New York Times, New York, New York, Thursday, July 13, 1972 - Page 31
Amusement and Then Sadness Reign at Marshall Chess Club by Martin Arnold
The blunder he made in the first game doomed Bobby Fischer so magnificently that the members and visiting kibitzers at the Marshall Chess Club actually laughed when he made it Tuesday.
But by yesterday, when they were again filling into the old brownstone at 23 West 10th Street, the laughter had turned to a certain sadness that the great Bobby — the mighty Casey — had impetuously (could there be any other explanation?) struck out.
For there at the big chessboard, confirming all too sharply what they themselves had proved time and again at their own chessboards at home, through the long night, was 86-year-old Dr. Edward Lasker, a wizened international master (grandmaster by today's rating system) in a seersucker suit. He was saying that “no matter how you count the squares, there's no way Spassky can lose if he doesn't make a mistake.”
Puzzling It Out
Great blunders are made, as Victor Hugo said, “like large ropes, of a multitude of fibers,” so yesterday part of being a Marshall Chess Club member was unwinding the fibers. George Kane, the youngish club champion, who plays chess for a living as well as for a hobby, said that Fischer “makes few oversights, but he wanted to win so badly, psychologically he overlooked something.”
The club, like a British regimental mess, is dark and wooden and there were no women there. But rather than drinking tables, it has chess tables.
There are trophies instead of guns, and in place of the musket that felled the chief of the Fuzzy-Wuzzies, there is, in a position of honor, under glass, Paul Morphy's sn*** box.
Morphy, the American chess genius of the 19th century, is considered by most experts to be the greatest American player ever, except perhaps for Fischer, and his sn*** box is the equivalent of Lord Kitchener's mustache cup.
The club was not crowded yesterday because most of its members had to work, but two members did take their vacations to coincide with the opening of the match and another man, the president of a machine manufacturing company, wandered in off the street so he could in some way be part of the chess adventure taking place in Iceland.
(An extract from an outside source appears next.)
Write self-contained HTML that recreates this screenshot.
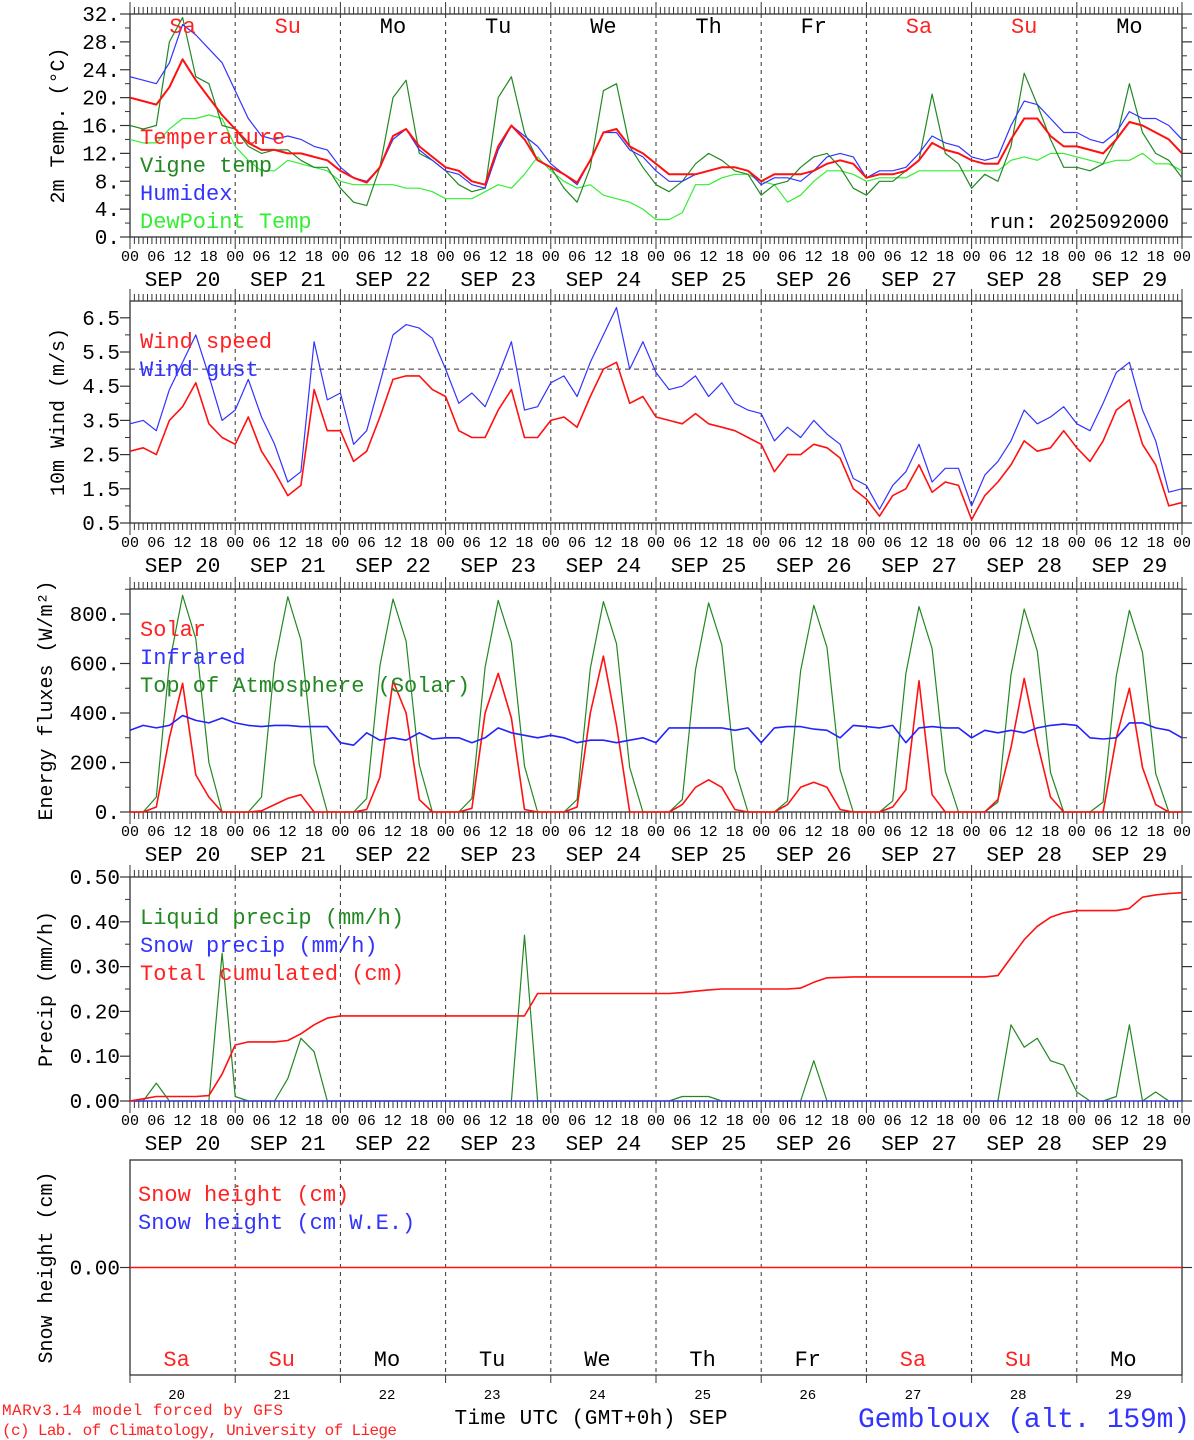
<!DOCTYPE html>
<html><head><meta charset="utf-8">
<style>
html,body{margin:0;padding:0;background:#fff;}
svg{display:block;font-family:"Liberation Mono",monospace;}
</style></head>
<body>
<svg id="chart" width="1194" height="1440" viewBox="0 0 1194 1440" xmlns="http://www.w3.org/2000/svg"></svg>
<script>
// ---- data (3-hourly, Sep 20 00UTC .. Sep 30 00UTC, 81 points) ----
const days = ["SEP 20","SEP 21","SEP 22","SEP 23","SEP 24","SEP 25","SEP 26","SEP 27","SEP 28","SEP 29"];
const weekdays = ["Sa","Su","Mo","Tu","We","Th","Fr","Sa","Su","Mo"];
const dayNums = ["20","21","22","23","24","25","26","27","28","29"];
const hourLabels = ["00","06","12","18"];
const tempTicks = [0,4,8,12,16,20,24,28,32];
const windTicks = [0.5,1.5,2.5,3.5,4.5,5.5,6.5];
const fluxTicks = [0,200,400,600,800];
const precipTicks = [0,0.1,0.2,0.3,0.4,0.5];

const temperature = [20,19.5,19,21.5,25.5,22.5,20,17.5, 15.5,13.5,12.5,12.5,12,12,11.5,11, 9.5,8.5,7.8,10,14.5,15.5,13,11.5, 10,9.5,8,7.5,13,16,14,11, 10,9,7.8,11,15,15.5,13,12, 10.5,9,9,9,9.5,10,10,9.5, 8,9,9,9,9.5,10.5,11,10.5, 8.5,9,9,9.5,11,13.5,12.5,12, 11,10.5,10.5,14,17,17,14.5,13, 13,12.5,12,14,16.5,16,15,14, 12];
const vigne = [16,15.5,16,28,31.5,23,22,16, 15.5,13,12,12.5,12.5,11,10,10, 7,5,4.5,10,20,22.5,12,11, 9.5,7.5,6.5,7,20,23,15,11, 10,7,5,10,21,22,13,10, 7.5,6.5,8,10.5,12,11,9.5,9, 6,7.5,8,10,11.5,12,10,7, 6,8,8,9.5,11,20.5,12,10.5, 7,9,8,13,23.5,19,14,10, 10,9.5,10.5,14,22,15,12,11, 8.5];
const humidex = [23,22.5,22,25,30.5,29,27,25, 21,17,14.5,14,14.5,14,13,12.5, 10,8.5,8,10,14,15.5,12.5,11, 9.5,9,7.5,7,12.5,16,14.5,13, 10.5,9,7.5,11,15,15,12.5,11.5, 9.5,8,8,9,9.5,10,10,9.5, 7.5,8.5,8.5,8,9.5,11.5,12,11.5, 8.5,9.5,9.5,10,12,14.5,13.5,13, 11.5,11,11.5,16,19.5,19,17,15, 15,14,13.5,15,18,17,17,16, 14];
const dewpoint = [14,13.5,13.5,15.5,17,17,17.5,17, 13,11,9.5,9.5,11,10.5,10,9.5, 8,7.5,7.5,7.5,7.5,7,7,6.5, 5.5,5.5,5.5,6.5,7.5,7,9,11.5, 9.5,8,7,7.5,6,5.5,5,4, 2.5,2.5,3.5,7.5,7.5,8.5,9,9, 8,7.5,5,6,8,9.5,9.5,9, 8,8.5,8.5,8.5,9.5,9.5,9.5,9.5, 9.5,9.5,9.5,11,11.5,11,12,12, 11.5,11,10.5,11,11,12,10.5,10.5, 9.5];

const windSpeed = [2.6,2.7,2.5,3.5,3.9,4.6,3.4,3.0, 2.8,3.6,2.6,2.0,1.3,1.6,4.4,3.2, 3.2,2.3,2.6,3.6,4.7,4.8,4.8,4.4, 4.2,3.2,3.0,3.0,3.8,4.4,3.0,3.0, 3.5,3.6,3.3,4.2,5.0,5.2,4.0,4.2, 3.6,3.5,3.4,3.7,3.4,3.3,3.2,3.0, 2.8,2.0,2.5,2.5,2.8,2.7,2.4,1.5, 1.2,0.7,1.3,1.5,2.2,1.4,1.7,1.6, 0.6,1.3,1.7,2.2,2.9,2.6,2.7,3.2, 2.7,2.3,2.9,3.8,4.1,2.8,2.2,1.0, 1.1];
const windGust = [3.4,3.5,3.2,4.4,5.2,6.0,4.8,3.5, 3.8,4.7,3.6,2.8,1.7,2.0,5.8,4.1, 4.3,2.8,3.2,4.6,6.0,6.3,6.2,5.9, 5.0,4.0,4.3,3.9,4.8,5.8,3.8,3.9, 4.6,4.8,4.2,5.2,6.0,6.8,5.0,5.8, 4.9,4.4,4.5,4.8,4.2,4.6,4.0,3.8, 3.7,2.9,3.3,3.0,3.5,3.1,2.8,1.8, 1.6,0.9,1.6,2.0,2.8,1.7,2.1,2.1, 1.0,1.9,2.3,2.9,3.8,3.4,3.6,3.9, 3.4,3.2,4.0,4.9,5.2,3.8,2.9,1.4, 1.5];

const solar = [0,0,20,300,520,150,60,0, 0,0,5,30,55,70,0,0, 0,0,10,140,530,400,50,0, 0,0,15,400,560,380,10,0, 0,0,20,400,630,350,0,0, 0,0,30,100,130,100,10,0, 0,0,30,100,120,100,10,0, 0,0,20,90,530,70,0,0, 0,0,50,260,540,280,60,0, 0,0,0,300,500,180,30,0, 0];
const infrared = [330,350,340,350,390,370,360,380, 360,350,345,350,350,345,345,345, 280,270,320,290,300,290,320,295, 300,300,280,300,340,320,310,300, 310,300,280,290,290,280,290,300, 280,340,340,340,340,340,330,340, 280,340,345,345,335,330,300,350, 345,340,350,280,340,345,340,340, 300,330,320,330,320,340,350,355, 350,300,295,300,360,360,340,330, 300];
const toa = [0,0,60,600,875,700,200,0, 0,0,60,600,870,695,195,0, 0,0,55,590,860,690,190,0, 0,0,55,585,855,685,185,0, 0,0,50,580,850,680,180,0, 0,0,50,575,845,675,175,0, 0,0,45,570,835,665,170,0, 0,0,45,560,830,660,165,0, 0,0,40,555,820,650,160,0, 0,0,40,550,815,645,155,0, 0];

const liquidPrecip = [0,0,0.04,0,0,0,0,0.33, 0.01,0,0,0,0.05,0.14,0.11,0, 0,0,0,0,0,0,0,0, 0,0,0,0,0,0,0.37,0, 0,0,0,0,0,0,0,0, 0,0,0.01,0.01,0.01,0,0,0, 0,0,0,0,0.09,0,0,0, 0,0,0,0,0,0,0,0, 0,0,0,0.17,0.12,0.14,0.09,0.08, 0.02,0,0,0.01,0.17,0,0.02,0, 0];
const snowPrecip = new Array(81).fill(0);
const cumulPrecip = [0,0.005,0.01,0.01,0.01,0.01,0.012,0.06, 0.125,0.132,0.132,0.132,0.135,0.15,0.17,0.185, 0.19,0.19,0.19,0.19,0.19,0.19,0.19,0.19, 0.19,0.19,0.19,0.19,0.19,0.19,0.19,0.24, 0.24,0.24,0.24,0.24,0.24,0.24,0.24,0.24, 0.24,0.24,0.242,0.245,0.248,0.25,0.25,0.25, 0.25,0.25,0.25,0.252,0.265,0.275,0.276,0.277, 0.277,0.277,0.277,0.277,0.277,0.277,0.277,0.277, 0.277,0.277,0.28,0.32,0.36,0.39,0.41,0.42, 0.425,0.425,0.425,0.425,0.43,0.455,0.46,0.463, 0.465];
const snowHeight = new Array(81).fill(0);

// ---- layout ----
const NS="http://www.w3.org/2000/svg";
const svg=document.getElementById('chart');
const X0=130, X1=1182, HOURS=240;
const xh = h => X0 + (X1-X0)*h/HOURS;
function el(tag, attrs, parent){const e=document.createElementNS(NS,tag);for(const k in attrs)e.setAttribute(k,attrs[k]);(parent||svg).appendChild(e);return e;}
function txt(s, x, y, attrs, parent){const e=el('text',Object.assign({x:x,y:y},attrs),parent);e.textContent=s;return e;}

const panels=[
 {name:'temperature-panel',top:14,bot:237,min:0,max:32,ticks:tempTicks,fmt:v=>v+'.',title:'2m Temp. (°C)',tx:64},
 {name:'wind-panel',top:301,bot:523,min:0.5,max:0.5+222/34.2,ticks:windTicks,fmt:v=>v.toFixed(1),title:'10m Wind (m/s)',tx:64},
 {name:'flux-panel',top:589,bot:812,min:0,max:223/0.2475,ticks:fluxTicks,fmt:v=>v+'.',title:'Energy fluxes (W/m²)',tx:52},
 {name:'precip-panel',top:877,bot:1101,min:0,max:0.5,ticks:precipTicks,fmt:v=>v.toFixed(2),title:'Precip (mm/h)',tx:52},
 {name:'snow-panel',top:1160,bot:1375,min:-1,max:1,ticks:[0],fmt:v=>v.toFixed(2),title:'Snow height (cm)',tx:52}
];
panels.forEach(p=>{p.y=v=>p.bot-(v-p.min)/(p.max-p.min)*(p.bot-p.top);});

function drawFrame(p, idx){
  const g=el('g',{});
  
  
  el('rect',{x:X0,y:p.top,width:X1-X0,height:p.bot-p.top,fill:'none',stroke:'#333','stroke-width':1.3},g);
  for(let d=1;d<10;d++){const x=xh(d*24);el('line',{x1:x,x2:x,y1:p.top,y2:p.bot,stroke:'#333','stroke-dasharray':'4,4','stroke-width':1},g);}
  if(idx<4){
    for(let h=0;h<=HOURS;h++){const x=xh(h);const L=(h%24==0)?12:7;
      el('line',{x1:x,x2:x,y1:p.top,y2:p.top-L,stroke:'#333','stroke-width':1},g);
      el('line',{x1:x,x2:x,y1:p.bot,y2:p.bot+L,stroke:'#333','stroke-width':1},g);}
    const lab=el('g',{'font-size':15,fill:'#000','text-anchor':'middle'},g);
    
    
    for(let d=0;d<=10;d++){for(let k=0;k<4;k++){if(d==10&&k>0)break;
      txt(hourLabels[k],xh(d*24+k*6),p.bot+24,{},lab);}}
    for(let d=0;d<10;d++) txt(days[d],xh(d*24+12),p.bot+49,{'font-size':21},lab);
  } else {
    for(let d=0;d<=10;d++){const x=xh(d*24);el('line',{x1:x,x2:x,y1:p.bot,y2:p.bot+8,stroke:'#333','stroke-width':1},g);}
  }
  p.ticks.forEach(v=>{const y=p.y(v);
    el('line',{x1:X0-10,x2:X0,y1:y,y2:y,stroke:'#333','stroke-width':1.2},g);
    el('line',{x1:X1,x2:X1+10,y1:y,y2:y,stroke:'#333','stroke-width':1.2},g);
    txt(p.fmt(v),X0-10,y+7,{'font-size':21,'text-anchor':'end'},g);});
  if(p.ticks.length>1){const step=(p.ticks[1]-p.ticks[0])/2;
    for(let v=p.ticks[0]+step;v<p.max;v+=2*step){const y=p.y(v);if(y<p.top)break;
      el('line',{x1:X0-5,x2:X0,y1:y,y2:y,stroke:'#333'},g);el('line',{x1:X1,x2:X1+5,y1:y,y2:y,stroke:'#333'},g);}}
  const cy=(p.top+p.bot)/2;
  const t=txt(p.title,0,0,{'font-size':20,'text-anchor':'middle',transform:`translate(${p.tx},${cy}) rotate(-90)`},g);
  
  
  return g;
}
function series(p, arr, color, w, name){
  const pts=arr.map((v,i)=>`${xh(i*3).toFixed(1)},${p.y(v).toFixed(1)}`).join(' ');
  const e=el('polyline',{points:pts,fill:'none',stroke:color,'stroke-width':w,'stroke-linejoin':'round'});
  
  
  return e;
}
function legend(x,y,items){
  items.forEach((it,i)=>{const e=txt(it[0],x,y+i*28,{'font-size':22,fill:it[1]});
    
    });
}
panels.forEach((p,i)=>drawFrame(p,i));
panels.forEach((p,i)=>{const c=el('clipPath',{id:'c'+i});el('rect',{x:X0,y:p.top,width:X1-X0,height:p.bot-p.top},c);});

// Panel 1
const P1=panels[0];
[[dewpoint,'#33ee33',1.2,'dewpoint-line'],[vigne,'#228822',1.2,'vigne-temp-line'],[humidex,'#3333ff',1.2,'humidex-line'],[temperature,'#ff1111',2,'temperature-line']]
 .forEach(s=>series(P1,s[0],s[1],s[2],s[3]).setAttribute('clip-path','url(#c0)'));
for(let d=0;d<10;d++){const w=txt(weekdays[d],xh(d*24+12),33,{'font-size':22,'text-anchor':'middle',fill:(d==0||d==1||d==7||d==8)?'#ff2222':'#000'});
  
  }
legend(140,144,[['Temperature','#ff2222'],['Vigne temp','#228822'],['Humidex','#3333ff'],['DewPoint Temp','#33ee33']]);
const run=txt('run: 2025092000',1169,228,{'font-size':20,'text-anchor':'end'});



// Panel 2
const P2=panels[1];
const ref=el('line',{x1:X0,x2:X1,y1:P2.y(5),y2:P2.y(5),stroke:'#333','stroke-dasharray':'5,4'});


series(P2,windGust,'#3333ff',1.2,'wind-gust-line').setAttribute('clip-path','url(#c1)');
series(P2,windSpeed,'#ff1111',1.6,'wind-speed-line').setAttribute('clip-path','url(#c1)');
legend(140,348,[['Wind speed','#ff2222'],['Wind gust','#3333ff']]);

// Panel 3
const P3=panels[2];
series(P3,toa,'#228822',1.2,'toa-solar-line');
series(P3,solar,'#ff1111',1.6,'solar-line');
series(P3,infrared,'#2222ff',1.6,'infrared-line');
legend(140,636,[['Solar','#ff2222'],['Infrared','#3333ff'],['Top of Atmosphere (Solar)','#228822']]);

// Panel 4
const P4=panels[3];
series(P4,liquidPrecip,'#228822',1.2,'liquid-precip-line');
series(P4,snowPrecip,'#3333ff',1.2,'snow-precip-line');
series(P4,cumulPrecip,'#ff1111',1.6,'cumulated-precip-line');
legend(140,924,[['Liquid precip (mm/h)','#228822'],['Snow precip (mm/h)','#3333ff'],['Total cumulated (cm)','#ff2222']]);

// Panel 5
const P5=panels[4];
series(P5,snowHeight,'#ff1111',1.4,'snow-height-line');
legend(138,1201,[['Snow height (cm)','#ff2222'],['Snow height (cm W.E.)','#3333ff']]);
for(let d=0;d<10;d++){const w=txt(weekdays[d],xh(d*24+12)-6,1366,{'font-size':22,'text-anchor':'middle',fill:(d==0||d==1||d==7||d==8)?'#ff2222':'#000'});
  
  
  const n=txt(dayNums[d],xh(d*24+12)-6,1399,{'font-size':14,'text-anchor':'middle'});
  
  }
const xt=txt('Time UTC (GMT+0h) SEP',591,1424,{'font-size':21,'text-anchor':'middle',textLength:273});


const c1=txt('MARv3.14 model forced by GFS',2,1415,{'font-size':16,fill:'#ff2222',textLength:281});


const c2=txt('(c) Lab. of Climatology, University of Liege',2,1435,{'font-size':16,fill:'#ff2222',textLength:395});


const st=txt('Gembloux (alt. 159m)',1190,1427,{'font-size':28,fill:'#3333ff','text-anchor':'end',textLength:332});


</script>
</body></html>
“I played hookey yesterday also,” said Harry L. Bondy.
‘Most Precise Player’
One club member who took his vacation to be at the club was David Joseph, a 48-year-old certified public accountant. He was the only member who refused to concede, before Fischer resigned, that the American grandmaster had made a mistake. “I thought it was a calculated move by the most precise player in the world, who knew exactly what he was doing.”
“The odds of Fischer ever getting a draw are 2 to 1 against,” said Dr. Lasker, moving magnetized chess pieces on the metal board used to follow the match.
The board hung like a picture, flat against the wall, and the black king that was Fischer's kept turning over because the board was an old one and was losing its magnetic qualities.
“That's a premonition,” said Howard Ant, a practicing lawyer who is the club's tournament director and who also took his vacation to be on hand. “Whenever a game is lost we turn over the loser's king,” he remarked.
“He [Fischer] had an easy draw before that 29th move,” — when Fischer took a pawn that could not safely be taken — said Mr. Ant. An hour before the end, trying to unravel the fibers, he said. “Now it's an uphill fight for a draw.”
Around the chess tables the members lounged like so many off-duty soldiers, moving pieces, trying in some way to conceptualize what was going on in Fischer's mind an ocean away.
Of course, they couldn't. But Steve Brandwein, a member, kept returning to that fatal 29th move. “He played a move that no other grandmaster in the world would have made,” he said, adding:
“I guess he decided he didn't want a draw—that must be it.”